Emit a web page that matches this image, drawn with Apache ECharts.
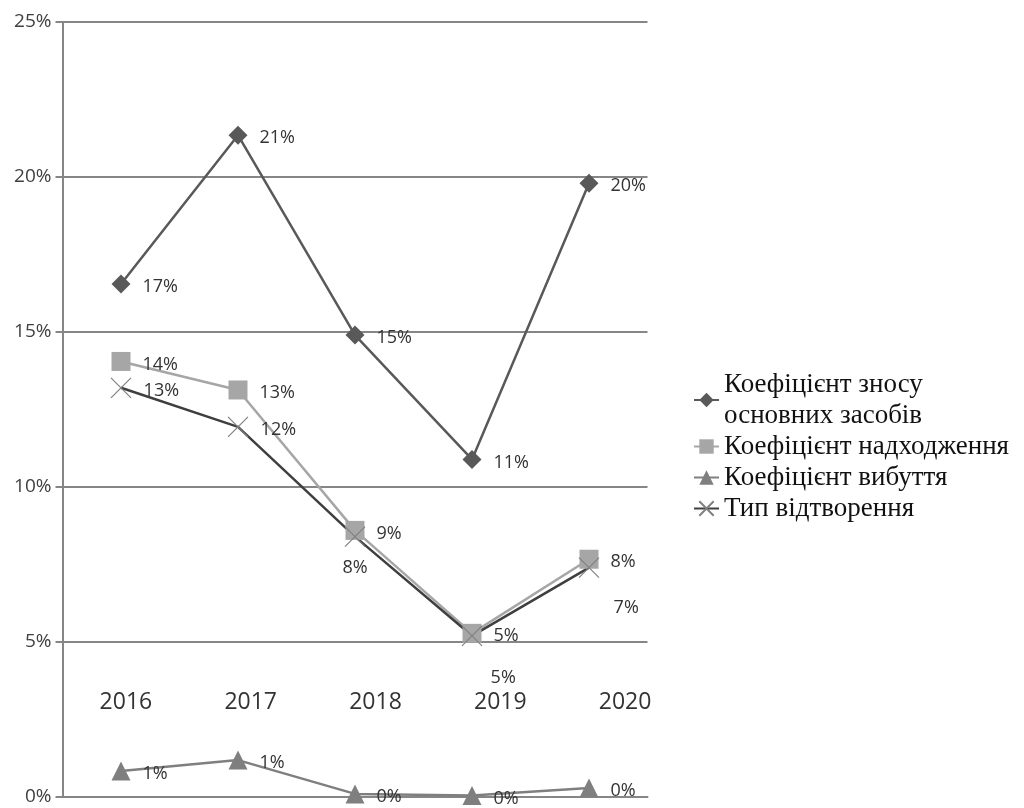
<!DOCTYPE html>
<html>
<head>
<meta charset="utf-8">
<script src="https://cdn.jsdelivr.net/npm/echarts@6/dist/echarts.min.js"></script>
<style>
  html, body { margin: 0; padding: 0; background: #fff; }
  #chart { width: 1024px; height: 808px; }
</style>
</head>
<body>
<div id="chart"></div>
<script>
// Years on the horizontal axis
const years = ['2016', '2017', '2018', '2019', '2020'];

// Coefficients, in percent
const znosu = [16.55, 21.35, 14.9, 10.89, 19.8];        // Коефіцієнт зносу основних засобів
const nadkhodzhennia = [14.05, 13.13, 8.6, 5.28, 7.67];  // Коефіцієнт надходження
const vybuttia = [0.84, 1.19, 0.1, 0.05, 0.29];          // Коефіцієнт вибуття
const vidtvorennia = [13.2, 11.94, 8.4, 5.2, 7.4];       // Тип відтворення

const seriesNames = [
  'Коефіцієнт зносу основних засобів',
  'Коефіцієнт надходження',
  'Коефіцієнт вибуття',
  'Тип відтворення'
];

// Value-axis ticks (percent)
const yMin = 0, yMax = 25, yStep = 5;

const labelFont = 'Open Sans';
const legendFont = '"Liberation Serif", "Times New Roman", serif';
const pct = v => Math.round(v) + '%';

// Builds data items; `placement` optionally overrides the label per point
function points(values, placement) {
  return values.map((v, i) => {
    const p = placement && placement[i];
    return p ? { value: v, label: p } : v;
  });
}

const baseLabel = {
  show: true,
  position: 'right',
  distance: 12,
  offset: [0, 3],
  color: '#333',
  fontFamily: labelFont,
  fontSize: 18,
  formatter: p => pct(p.value)
};

const chart = echarts.init(document.getElementById('chart'), null, { renderer: 'canvas' });

chart.setOption({
  animation: false,
  backgroundColor: '#fff',
  grid: [
    { left: 62.5, width: 585, top: 22, bottom: 11, containLabel: false },
    // strip carrying the year captions
    { left: 63.5, width: 624, top: 600, bottom: 117, containLabel: false }
  ],
  xAxis: [
    {
      type: 'category', gridIndex: 0, data: years, boundaryGap: true,
      axisLine: { show: true, lineStyle: { color: '#868686', width: 2 } },
      axisTick: { show: false },
      axisLabel: { show: false }
    },
    {
      type: 'category', gridIndex: 1, data: years, boundaryGap: true,
      axisLine: { show: false }, axisTick: { show: false },
      axisLabel: { color: '#333', fontFamily: labelFont, fontSize: 23, margin: 0 }
    }
  ],
  yAxis: [
    {
      type: 'value', gridIndex: 0, min: yMin, max: yMax, interval: yStep,
      axisLine: { show: true, lineStyle: { color: '#868686', width: 2 } },
      axisTick: { show: true, inside: false, length: 7, lineStyle: { color: '#868686', width: 2 } },
      axisLabel: { color: '#404040', fontFamily: labelFont, fontSize: 19, margin: 11, formatter: '{value}%' },
      splitLine: { show: true, lineStyle: { color: '#868686', width: 2 } }
    },
    { type: 'value', gridIndex: 1, show: false, min: 0, max: 1 }
  ],
  legend: {
    orient: 'vertical',
    left: 693,
    top: 369,
    padding: 0,
    itemWidth: 25,
    itemHeight: 18,
    itemGap: 0,
    textStyle: { fontFamily: legendFont, fontSize: 27, color: '#111', lineHeight: 31 },
    formatter: name => name === seriesNames[0] ? 'Коефіцієнт зносу\nосновних засобів' : name,
    data: seriesNames
  },
  series: [
    {
      name: seriesNames[0], type: 'line', xAxisIndex: 0, yAxisIndex: 0,
      data: points(znosu),
      symbol: 'diamond', symbolSize: 19,
      lineStyle: { color: '#595959', width: 2.5 },
      itemStyle: { color: '#595959' },
      label: baseLabel
    },
    {
      name: seriesNames[1], type: 'line',
      data: points(nadkhodzhennia),
      symbol: 'rect', symbolSize: 19,
      lineStyle: { color: '#a6a6a6', width: 2.5 },
      itemStyle: { color: '#a6a6a6' },
      label: baseLabel
    },
    {
      name: seriesNames[2], type: 'line',
      data: points(vybuttia),
      symbol: 'triangle', symbolSize: 19,
      lineStyle: { color: '#7f7f7f', width: 2.5 },
      itemStyle: { color: '#7f7f7f' },
      label: baseLabel
    },
    {
      name: seriesNames[3], type: 'line',
      data: points(vidtvorennia, [
        null, null,
        { position: 'bottom', distance: 12, offset: [0, 0] },
        { position: 'right', offset: [-4, 42] },
        { position: 'right', offset: [2, 40] }
      ]),
      symbol: 'path://M0,0L10,10M10,0L0,10', symbolSize: 20,
      lineStyle: { color: '#3f3f3f', width: 2.5 },
      itemStyle: { color: '#808080', borderColor: '#808080', borderWidth: 1.2 },
      label: baseLabel
    }
  ]
});
</script>
</body>
</html>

------------------------------------------------------------------------

=== WHAT IS EXPECTED ===
Copy the whole of the material above exactly, but not its images.

=== RESPONSE TO THE TASK ===
Emit a web page that matches this image, drawn with Apache ECharts.
<!DOCTYPE html>
<html>
<head>
<meta charset="utf-8">
<script src="https://cdn.jsdelivr.net/npm/echarts@6/dist/echarts.min.js"></script>
<style>
  html, body { margin: 0; padding: 0; background: #fff; }
  #chart { width: 1024px; height: 808px; }
</style>
</head>
<body>
<div id="chart"></div>
<script>
// Years on the horizontal axis
const years = ['2016', '2017', '2018', '2019', '2020'];

// Coefficients, in percent
const znosu = [16.55, 21.35, 14.9, 10.89, 19.8];        // Коефіцієнт зносу основних засобів
const nadkhodzhennia = [14.05, 13.13, 8.6, 5.28, 7.67];  // Коефіцієнт надходження
const vybuttia = [0.84, 1.19, 0.1, 0.05, 0.29];          // Коефіцієнт вибуття
const vidtvorennia = [13.2, 11.94, 8.4, 5.2, 7.4];       // Тип відтворення

const seriesNames = [
  'Коефіцієнт зносу основних засобів',
  'Коефіцієнт надходження',
  'Коефіцієнт вибуття',
  'Тип відтворення'
];

// Value-axis ticks (percent)
const yMin = 0, yMax = 25, yStep = 5;

const labelFont = 'Open Sans';
const legendFont = '"Liberation Serif", "Times New Roman", serif';
const pct = v => Math.round(v) + '%';

// Builds data items; `placement` optionally overrides the label per point
function points(values, placement) {
  return values.map((v, i) => {
    const p = placement && placement[i];
    return p ? { value: v, label: p } : v;
  });
}

const baseLabel = {
  show: true,
  position: 'right',
  distance: 12,
  offset: [0, 3],
  color: '#333',
  fontFamily: labelFont,
  fontSize: 18,
  formatter: p => pct(p.value)
};

const chart = echarts.init(document.getElementById('chart'), null, { renderer: 'canvas' });

chart.setOption({
  animation: false,
  backgroundColor: '#fff',
  grid: [
    { left: 62.5, width: 585, top: 22, bottom: 11, containLabel: false },
    // strip carrying the year captions
    { left: 63.5, width: 624, top: 600, bottom: 117, containLabel: false }
  ],
  xAxis: [
    {
      type: 'category', gridIndex: 0, data: years, boundaryGap: true,
      axisLine: { show: true, lineStyle: { color: '#868686', width: 2 } },
      axisTick: { show: false },
      axisLabel: { show: false }
    },
    {
      type: 'category', gridIndex: 1, data: years, boundaryGap: true,
      axisLine: { show: false }, axisTick: { show: false },
      axisLabel: { color: '#333', fontFamily: labelFont, fontSize: 23, margin: 0 }
    }
  ],
  yAxis: [
    {
      type: 'value', gridIndex: 0, min: yMin, max: yMax, interval: yStep,
      axisLine: { show: true, lineStyle: { color: '#868686', width: 2 } },
      axisTick: { show: true, inside: false, length: 7, lineStyle: { color: '#868686', width: 2 } },
      axisLabel: { color: '#404040', fontFamily: labelFont, fontSize: 19, margin: 11, formatter: '{value}%' },
      splitLine: { show: true, lineStyle: { color: '#868686', width: 2 } }
    },
    { type: 'value', gridIndex: 1, show: false, min: 0, max: 1 }
  ],
  legend: {
    orient: 'vertical',
    left: 693,
    top: 369,
    padding: 0,
    itemWidth: 25,
    itemHeight: 18,
    itemGap: 0,
    textStyle: { fontFamily: legendFont, fontSize: 27, color: '#111', lineHeight: 31 },
    formatter: name => name === seriesNames[0] ? 'Коефіцієнт зносу\nосновних засобів' : name,
    data: seriesNames
  },
  series: [
    {
      name: seriesNames[0], type: 'line', xAxisIndex: 0, yAxisIndex: 0,
      data: points(znosu),
      symbol: 'diamond', symbolSize: 19,
      lineStyle: { color: '#595959', width: 2.5 },
      itemStyle: { color: '#595959' },
      label: baseLabel
    },
    {
      name: seriesNames[1], type: 'line',
      data: points(nadkhodzhennia),
      symbol: 'rect', symbolSize: 19,
      lineStyle: { color: '#a6a6a6', width: 2.5 },
      itemStyle: { color: '#a6a6a6' },
      label: baseLabel
    },
    {
      name: seriesNames[2], type: 'line',
      data: points(vybuttia),
      symbol: 'triangle', symbolSize: 19,
      lineStyle: { color: '#7f7f7f', width: 2.5 },
      itemStyle: { color: '#7f7f7f' },
      label: baseLabel
    },
    {
      name: seriesNames[3], type: 'line',
      data: points(vidtvorennia, [
        null, null,
        { position: 'bottom', distance: 12, offset: [0, 0] },
        { position: 'right', offset: [-4, 42] },
        { position: 'right', offset: [2, 40] }
      ]),
      symbol: 'path://M0,0L10,10M10,0L0,10', symbolSize: 20,
      lineStyle: { color: '#3f3f3f', width: 2.5 },
      itemStyle: { color: '#808080', borderColor: '#808080', borderWidth: 1.2 },
      label: baseLabel
    }
  ]
});
</script>
</body>
</html>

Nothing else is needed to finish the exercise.